The Kremlin is trying to respond to the challenges confronting its energy relations with other countries as well, not only those with China. First, it is locking in Russia’s comparative advantages, by solidifying commitments to the South Stream pipeline, for instance, and campaigning to block shale gas exploitation in Europe. Second, it is trying to exploit the unconventional energy revolution itself. Third, it is restructuring its own energy sector. There are signs that Putin may be willing to replace one national champion, Gazprom, which came back from China empty-handed, with others (such as Rosneft and Novatek).
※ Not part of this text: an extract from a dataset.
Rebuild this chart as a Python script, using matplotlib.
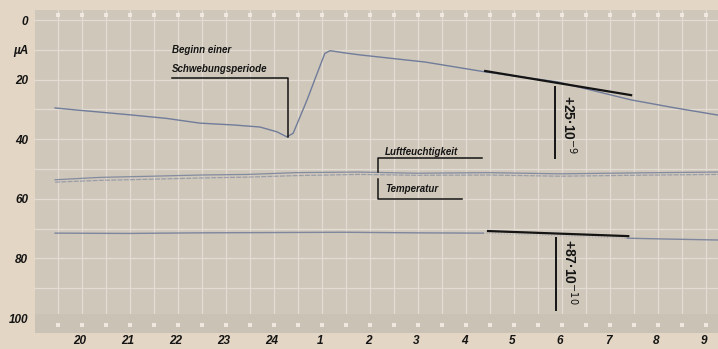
import numpy as np
import matplotlib
matplotlib.use("Agg")
import matplotlib.pyplot as plt

# hour axis: index 0 = 20 h ... index 13 = 9 h
hour_labels = ['20', '21', '22', '23', '24', '1', '2', '3', '4', '5', '6', '7', '8', '9']
y_ticks = [0, 10, 20, 40, 60, 80, 100]
y_labels = ['0', 'µA', '20', '40', '60', '80', '100']

# Ionisationsstrom (upper trace), read from the strip
strom_h = [-0.52, 0.0, 0.42, 1.1, 1.8, 2.5, 3.19, 3.75, 4.1, 4.31,
           4.44, 4.73, 4.94, 5.1, 5.21, 5.5, 5.83, 7.19, 8.44, 9.96, 11.48, 12.4, 13.29]
strom_v = [29.5, 30.3, 30.9, 31.9, 33.0, 34.6, 35.2, 35.9, 37.5, 39.2,
           38.0, 26.8, 17.9, 11.2, 10.3, 11.0, 11.7, 14.1, 17.4, 20.8, 26.8, 29.5, 31.9]

# Luftfeuchtigkeit / Temperatur (middle band)
feucht_h = [-0.52, 0.4, 1.5, 2.5, 3.5, 4.5, 5.8, 7.0, 8.5, 10.0, 11.5, 13.29]
feucht_v = [53.6, 52.8, 52.4, 52.0, 51.8, 51.2, 51.0, 51.4, 51.2, 51.6, 51.3, 51.0]
temp_h = [-0.52, 0.4, 1.5, 2.5, 3.5, 4.5, 5.8, 7.0, 8.5, 10.0, 11.5, 13.29]
temp_v = [54.4, 53.8, 53.4, 53.0, 52.7, 52.2, 51.8, 52.1, 52.0, 52.4, 52.1, 51.8]

# lower current trace
unten_h = [-0.52, 1.0, 2.5, 4.0, 5.5, 7.0, 8.4]
unten_v = [71.5, 71.6, 71.4, 71.3, 71.2, 71.4, 71.5]
unten2_h = [11.4, 12.3, 13.29]
unten2_v = [73.2, 73.5, 73.8]

# hand-drawn tangents and their slopes
tang1_h = [8.44, 11.48]
tang1_v = [17.1, 25.2]
tang2_h = [8.5, 11.42]
tang2_v = [70.8, 72.5]
slope1 = '+25·10$^{-9}$'
slope2 = '+87·10$^{-10}$'

paper = '#cfc7ba'
margin = '#e4d6c4'
grid_c = '#e2dcd2'
trace = '#707c9a'
ink = '#141414'

plt.rcParams['font.family'] = ['Liberation Sans', 'DejaVu Sans']

fig = plt.figure(figsize=(7.18, 3.49), dpi=100, facecolor=margin)
ax = fig.add_axes([35 / 718, 16 / 349, 683 / 718, 323 / 349])
ax.set_facecolor(paper)

ax.set_xlim(-0.9375, 13.29)
ax.set_ylim(105.0, -3.36)

# chart paper grid
for gx in np.arange(-0.45, 13.3, 0.5):
    ax.axvline(gx, color=grid_c, lw=0.9, zorder=0)
for gy in np.arange(0, 101, 10):
    ax.axhline(gy, color=grid_c, lw=0.9, zorder=0)
ax.axhspan(98.5, 105, color='#cac2b5', zorder=0, lw=0)
dots = np.arange(-0.45, 13.3, 0.5)
ax.scatter(dots, [-1.7] * len(dots), marker='s', s=5, color='#eee8de', zorder=1, lw=0)
ax.scatter(dots, [102.3] * len(dots), marker='s', s=5, color='#eee8de', zorder=1, lw=0)

# traces
ax.plot(strom_h, strom_v, color=trace, lw=1.0, zorder=2)
ax.plot(feucht_h, feucht_v, color=trace, lw=0.9, alpha=0.8, zorder=2)
ax.plot(temp_h, temp_v, color=trace, lw=0.9, alpha=0.55, ls=(0, (4, 1)), zorder=2)
ax.plot(unten_h, unten_v, color=trace, lw=1.0, alpha=0.85, zorder=2)
ax.plot([8.4, 11.4], [71.5, 73.2], color=trace, lw=0.8, alpha=0.4, ls=':', zorder=2)
ax.plot(unten2_h, unten2_v, color=trace, lw=1.0, alpha=0.85, zorder=2)

# tangents
ax.plot(tang1_h, tang1_v, color=ink, lw=1.6, zorder=3)
ax.plot([9.89, 9.89], [22.5, 46.3], color=ink, lw=1.4, zorder=3)
ax.text(10.2, 35.0, slope1, rotation=-90, ha='center', va='center',
        fontsize=10, fontweight='bold', color=ink)
ax.plot(tang2_h, tang2_v, color=ink, lw=1.6, zorder=3)
ax.plot([9.92, 9.92], [73.2, 97.3], color=ink, lw=1.4, zorder=3)
ax.text(10.22, 84.5, slope2, rotation=-90, ha='center', va='center',
        fontsize=10, fontweight='bold', color=ink)

# annotations
lab = dict(fontsize=7, fontweight='bold', fontstyle='italic', color=ink)
ax.text(1.92, 10.1, 'Beginn einer', ha='left', va='center', **lab)
ax.text(1.92, 16.3, 'Schwebungsperiode', ha='left', va='center', **lab)
ax.plot([1.92, 4.33, 4.33], [19.5, 19.5, 39.2], color=ink, lw=1.1, zorder=3)

ax.text(6.35, 44.2, 'Luftfeuchtigkeit', ha='left', va='center', **lab)
ax.plot([6.21, 6.21, 8.38], [51.0, 46.4, 46.4], color=ink, lw=1.1, zorder=3)
ax.text(6.35, 56.8, 'Temperatur', ha='left', va='center', **lab)
ax.plot([6.21, 6.21, 7.95], [53.3, 60.0, 60.0], color=ink, lw=1.1, zorder=3)

# axes
ax.set_xticks(range(len(hour_labels)))
ax.set_xticklabels(hour_labels, fontsize=8.5, fontweight='bold', fontstyle='italic', color=ink)
ax.set_yticks(y_ticks)
ax.set_yticklabels(y_labels, fontsize=8.5, fontweight='bold', fontstyle='italic', color=ink)
ax.tick_params(length=0, pad=1.5)
ax.tick_params(axis='y', pad=5)
for s in ax.spines.values():
    s.set_visible(False)

fig.savefig('out.png', dpi=100, facecolor=margin)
But there is nothing in these plans, Sherr reminds us, designed to address the energy sector’s core problem: value detraction resulting from the extraction of fees at every stage by politicians, bureaucrats, and “shadow structures.” The innovations that Russia needs most—productivity-enhancing technology, intensive development of existing oil fields, and a genuine market—are thus unlikely to emerge under the country’s current leadership. Against this backdrop, the long-term prospects for Russia and China’s energy cooperation, so glowingly depicted during the Russian prime minister’s short visit, seem murky indeed.